#### Given instruction
Without the pictures, return all of the material exactly as written.

#### Data excerpt
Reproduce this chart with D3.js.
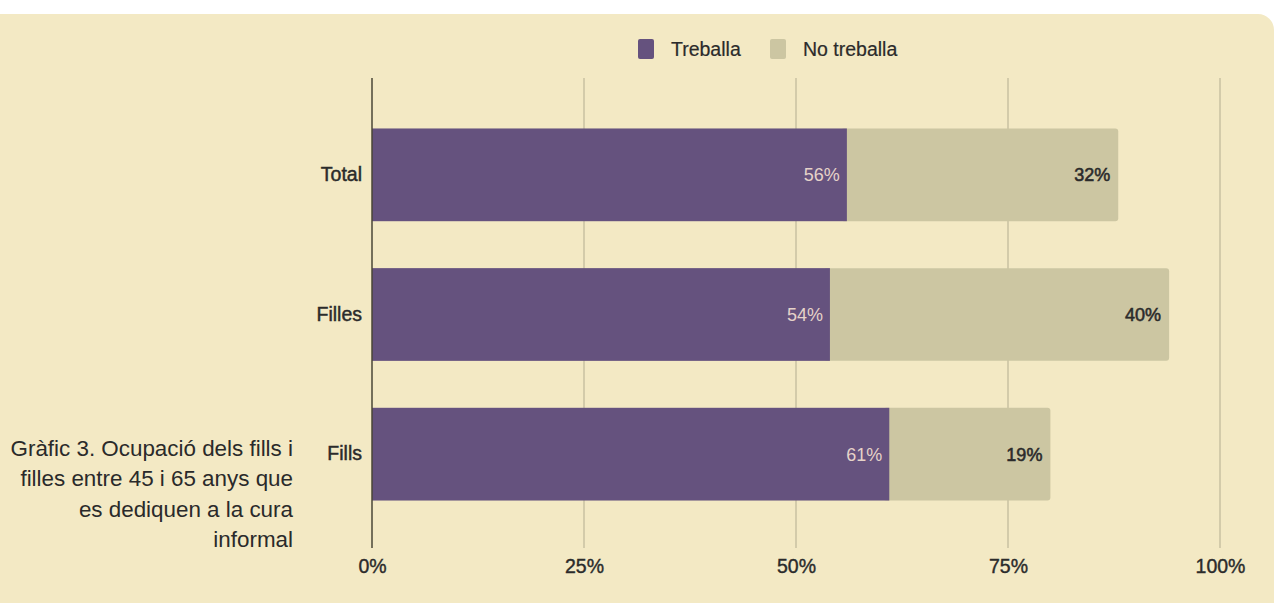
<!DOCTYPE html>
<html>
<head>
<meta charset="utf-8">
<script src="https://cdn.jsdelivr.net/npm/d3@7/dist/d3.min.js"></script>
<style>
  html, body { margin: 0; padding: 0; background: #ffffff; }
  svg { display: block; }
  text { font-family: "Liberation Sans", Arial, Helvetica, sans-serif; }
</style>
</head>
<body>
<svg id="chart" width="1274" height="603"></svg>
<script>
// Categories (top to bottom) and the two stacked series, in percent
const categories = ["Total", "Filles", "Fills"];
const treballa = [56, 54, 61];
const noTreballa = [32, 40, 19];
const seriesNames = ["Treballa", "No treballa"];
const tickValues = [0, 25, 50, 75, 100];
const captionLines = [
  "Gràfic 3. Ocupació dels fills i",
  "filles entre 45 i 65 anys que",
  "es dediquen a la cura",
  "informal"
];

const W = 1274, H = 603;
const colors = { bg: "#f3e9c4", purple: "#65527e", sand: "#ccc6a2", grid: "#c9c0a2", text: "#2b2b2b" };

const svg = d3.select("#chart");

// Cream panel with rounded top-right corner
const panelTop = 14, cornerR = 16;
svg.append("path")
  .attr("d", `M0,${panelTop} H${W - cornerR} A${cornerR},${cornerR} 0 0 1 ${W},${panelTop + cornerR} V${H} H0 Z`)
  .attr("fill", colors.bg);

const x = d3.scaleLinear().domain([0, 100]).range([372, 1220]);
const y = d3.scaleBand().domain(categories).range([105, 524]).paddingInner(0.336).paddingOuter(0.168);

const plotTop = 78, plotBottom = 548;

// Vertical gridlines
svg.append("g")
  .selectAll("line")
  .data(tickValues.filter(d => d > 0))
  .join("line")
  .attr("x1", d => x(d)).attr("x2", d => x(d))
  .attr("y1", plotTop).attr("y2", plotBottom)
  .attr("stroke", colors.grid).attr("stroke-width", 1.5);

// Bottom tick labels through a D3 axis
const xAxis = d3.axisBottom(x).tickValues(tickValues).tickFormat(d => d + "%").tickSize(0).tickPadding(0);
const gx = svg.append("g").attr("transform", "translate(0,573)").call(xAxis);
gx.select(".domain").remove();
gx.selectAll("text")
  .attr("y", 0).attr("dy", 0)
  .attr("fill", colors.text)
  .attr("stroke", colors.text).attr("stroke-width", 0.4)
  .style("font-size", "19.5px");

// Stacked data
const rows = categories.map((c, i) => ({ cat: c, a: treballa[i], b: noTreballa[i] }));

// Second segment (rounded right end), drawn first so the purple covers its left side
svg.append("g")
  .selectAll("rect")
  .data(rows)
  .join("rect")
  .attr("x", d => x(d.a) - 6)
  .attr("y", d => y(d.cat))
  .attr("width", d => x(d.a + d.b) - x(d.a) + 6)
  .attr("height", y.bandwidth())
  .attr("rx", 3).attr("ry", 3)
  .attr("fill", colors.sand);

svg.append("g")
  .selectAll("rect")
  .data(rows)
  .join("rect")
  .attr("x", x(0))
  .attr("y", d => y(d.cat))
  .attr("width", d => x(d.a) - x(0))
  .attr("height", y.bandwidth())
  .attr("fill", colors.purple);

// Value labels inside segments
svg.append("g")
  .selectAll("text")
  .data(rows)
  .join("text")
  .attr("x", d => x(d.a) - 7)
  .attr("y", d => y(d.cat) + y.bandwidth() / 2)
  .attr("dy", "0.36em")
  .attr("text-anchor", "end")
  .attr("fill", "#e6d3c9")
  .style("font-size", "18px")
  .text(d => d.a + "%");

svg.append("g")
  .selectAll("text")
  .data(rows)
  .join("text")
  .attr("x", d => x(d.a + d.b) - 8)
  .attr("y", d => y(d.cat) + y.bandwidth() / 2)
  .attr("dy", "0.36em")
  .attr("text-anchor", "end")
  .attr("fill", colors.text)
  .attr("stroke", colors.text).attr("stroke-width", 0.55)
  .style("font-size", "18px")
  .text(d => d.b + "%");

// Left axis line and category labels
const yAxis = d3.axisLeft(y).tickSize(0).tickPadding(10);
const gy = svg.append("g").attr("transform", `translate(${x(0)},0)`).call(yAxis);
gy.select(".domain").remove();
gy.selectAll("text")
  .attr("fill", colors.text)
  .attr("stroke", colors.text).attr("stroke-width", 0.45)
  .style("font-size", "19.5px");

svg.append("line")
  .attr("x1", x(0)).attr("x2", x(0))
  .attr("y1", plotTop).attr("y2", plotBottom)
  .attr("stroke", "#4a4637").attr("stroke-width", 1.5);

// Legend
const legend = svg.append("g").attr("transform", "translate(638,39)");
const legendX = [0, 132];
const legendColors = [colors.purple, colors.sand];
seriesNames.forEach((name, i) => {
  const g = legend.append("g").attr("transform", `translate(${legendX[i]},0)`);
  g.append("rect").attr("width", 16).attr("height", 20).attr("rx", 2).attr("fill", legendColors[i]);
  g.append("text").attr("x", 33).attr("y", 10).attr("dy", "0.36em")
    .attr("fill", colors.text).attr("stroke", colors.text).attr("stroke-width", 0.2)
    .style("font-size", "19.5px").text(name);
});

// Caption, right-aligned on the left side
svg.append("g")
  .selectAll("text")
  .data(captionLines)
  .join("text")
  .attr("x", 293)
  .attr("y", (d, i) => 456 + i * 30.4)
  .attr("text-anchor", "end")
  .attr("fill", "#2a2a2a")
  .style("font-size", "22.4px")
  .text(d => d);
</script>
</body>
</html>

#### Expected output
Reproduce this chart with D3.js.
<!DOCTYPE html>
<html>
<head>
<meta charset="utf-8">
<script src="https://cdn.jsdelivr.net/npm/d3@7/dist/d3.min.js"></script>
<style>
  html, body { margin: 0; padding: 0; background: #ffffff; }
  svg { display: block; }
  text { font-family: "Liberation Sans", Arial, Helvetica, sans-serif; }
</style>
</head>
<body>
<svg id="chart" width="1274" height="603"></svg>
<script>
// Categories (top to bottom) and the two stacked series, in percent
const categories = ["Total", "Filles", "Fills"];
const treballa = [56, 54, 61];
const noTreballa = [32, 40, 19];
const seriesNames = ["Treballa", "No treballa"];
const tickValues = [0, 25, 50, 75, 100];
const captionLines = [
  "Gràfic 3. Ocupació dels fills i",
  "filles entre 45 i 65 anys que",
  "es dediquen a la cura",
  "informal"
];

const W = 1274, H = 603;
const colors = { bg: "#f3e9c4", purple: "#65527e", sand: "#ccc6a2", grid: "#c9c0a2", text: "#2b2b2b" };

const svg = d3.select("#chart");

// Cream panel with rounded top-right corner
const panelTop = 14, cornerR = 16;
svg.append("path")
  .attr("d", `M0,${panelTop} H${W - cornerR} A${cornerR},${cornerR} 0 0 1 ${W},${panelTop + cornerR} V${H} H0 Z`)
  .attr("fill", colors.bg);

const x = d3.scaleLinear().domain([0, 100]).range([372, 1220]);
const y = d3.scaleBand().domain(categories).range([105, 524]).paddingInner(0.336).paddingOuter(0.168);

const plotTop = 78, plotBottom = 548;

// Vertical gridlines
svg.append("g")
  .selectAll("line")
  .data(tickValues.filter(d => d > 0))
  .join("line")
  .attr("x1", d => x(d)).attr("x2", d => x(d))
  .attr("y1", plotTop).attr("y2", plotBottom)
  .attr("stroke", colors.grid).attr("stroke-width", 1.5);

// Bottom tick labels through a D3 axis
const xAxis = d3.axisBottom(x).tickValues(tickValues).tickFormat(d => d + "%").tickSize(0).tickPadding(0);
const gx = svg.append("g").attr("transform", "translate(0,573)").call(xAxis);
gx.select(".domain").remove();
gx.selectAll("text")
  .attr("y", 0).attr("dy", 0)
  .attr("fill", colors.text)
  .attr("stroke", colors.text).attr("stroke-width", 0.4)
  .style("font-size", "19.5px");

// Stacked data
const rows = categories.map((c, i) => ({ cat: c, a: treballa[i], b: noTreballa[i] }));

// Second segment (rounded right end), drawn first so the purple covers its left side
svg.append("g")
  .selectAll("rect")
  .data(rows)
  .join("rect")
  .attr("x", d => x(d.a) - 6)
  .attr("y", d => y(d.cat))
  .attr("width", d => x(d.a + d.b) - x(d.a) + 6)
  .attr("height", y.bandwidth())
  .attr("rx", 3).attr("ry", 3)
  .attr("fill", colors.sand);

svg.append("g")
  .selectAll("rect")
  .data(rows)
  .join("rect")
  .attr("x", x(0))
  .attr("y", d => y(d.cat))
  .attr("width", d => x(d.a) - x(0))
  .attr("height", y.bandwidth())
  .attr("fill", colors.purple);

// Value labels inside segments
svg.append("g")
  .selectAll("text")
  .data(rows)
  .join("text")
  .attr("x", d => x(d.a) - 7)
  .attr("y", d => y(d.cat) + y.bandwidth() / 2)
  .attr("dy", "0.36em")
  .attr("text-anchor", "end")
  .attr("fill", "#e6d3c9")
  .style("font-size", "18px")
  .text(d => d.a + "%");

svg.append("g")
  .selectAll("text")
  .data(rows)
  .join("text")
  .attr("x", d => x(d.a + d.b) - 8)
  .attr("y", d => y(d.cat) + y.bandwidth() / 2)
  .attr("dy", "0.36em")
  .attr("text-anchor", "end")
  .attr("fill", colors.text)
  .attr("stroke", colors.text).attr("stroke-width", 0.55)
  .style("font-size", "18px")
  .text(d => d.b + "%");

// Left axis line and category labels
const yAxis = d3.axisLeft(y).tickSize(0).tickPadding(10);
const gy = svg.append("g").attr("transform", `translate(${x(0)},0)`).call(yAxis);
gy.select(".domain").remove();
gy.selectAll("text")
  .attr("fill", colors.text)
  .attr("stroke", colors.text).attr("stroke-width", 0.45)
  .style("font-size", "19.5px");

svg.append("line")
  .attr("x1", x(0)).attr("x2", x(0))
  .attr("y1", plotTop).attr("y2", plotBottom)
  .attr("stroke", "#4a4637").attr("stroke-width", 1.5);

// Legend
const legend = svg.append("g").attr("transform", "translate(638,39)");
const legendX = [0, 132];
const legendColors = [colors.purple, colors.sand];
seriesNames.forEach((name, i) => {
  const g = legend.append("g").attr("transform", `translate(${legendX[i]},0)`);
  g.append("rect").attr("width", 16).attr("height", 20).attr("rx", 2).attr("fill", legendColors[i]);
  g.append("text").attr("x", 33).attr("y", 10).attr("dy", "0.36em")
    .attr("fill", colors.text).attr("stroke", colors.text).attr("stroke-width", 0.2)
    .style("font-size", "19.5px").text(name);
});

// Caption, right-aligned on the left side
svg.append("g")
  .selectAll("text")
  .data(captionLines)
  .join("text")
  .attr("x", 293)
  .attr("y", (d, i) => 456 + i * 30.4)
  .attr("text-anchor", "end")
  .attr("fill", "#2a2a2a")
  .style("font-size", "22.4px")
  .text(d => d);
</script>
</body>
</html>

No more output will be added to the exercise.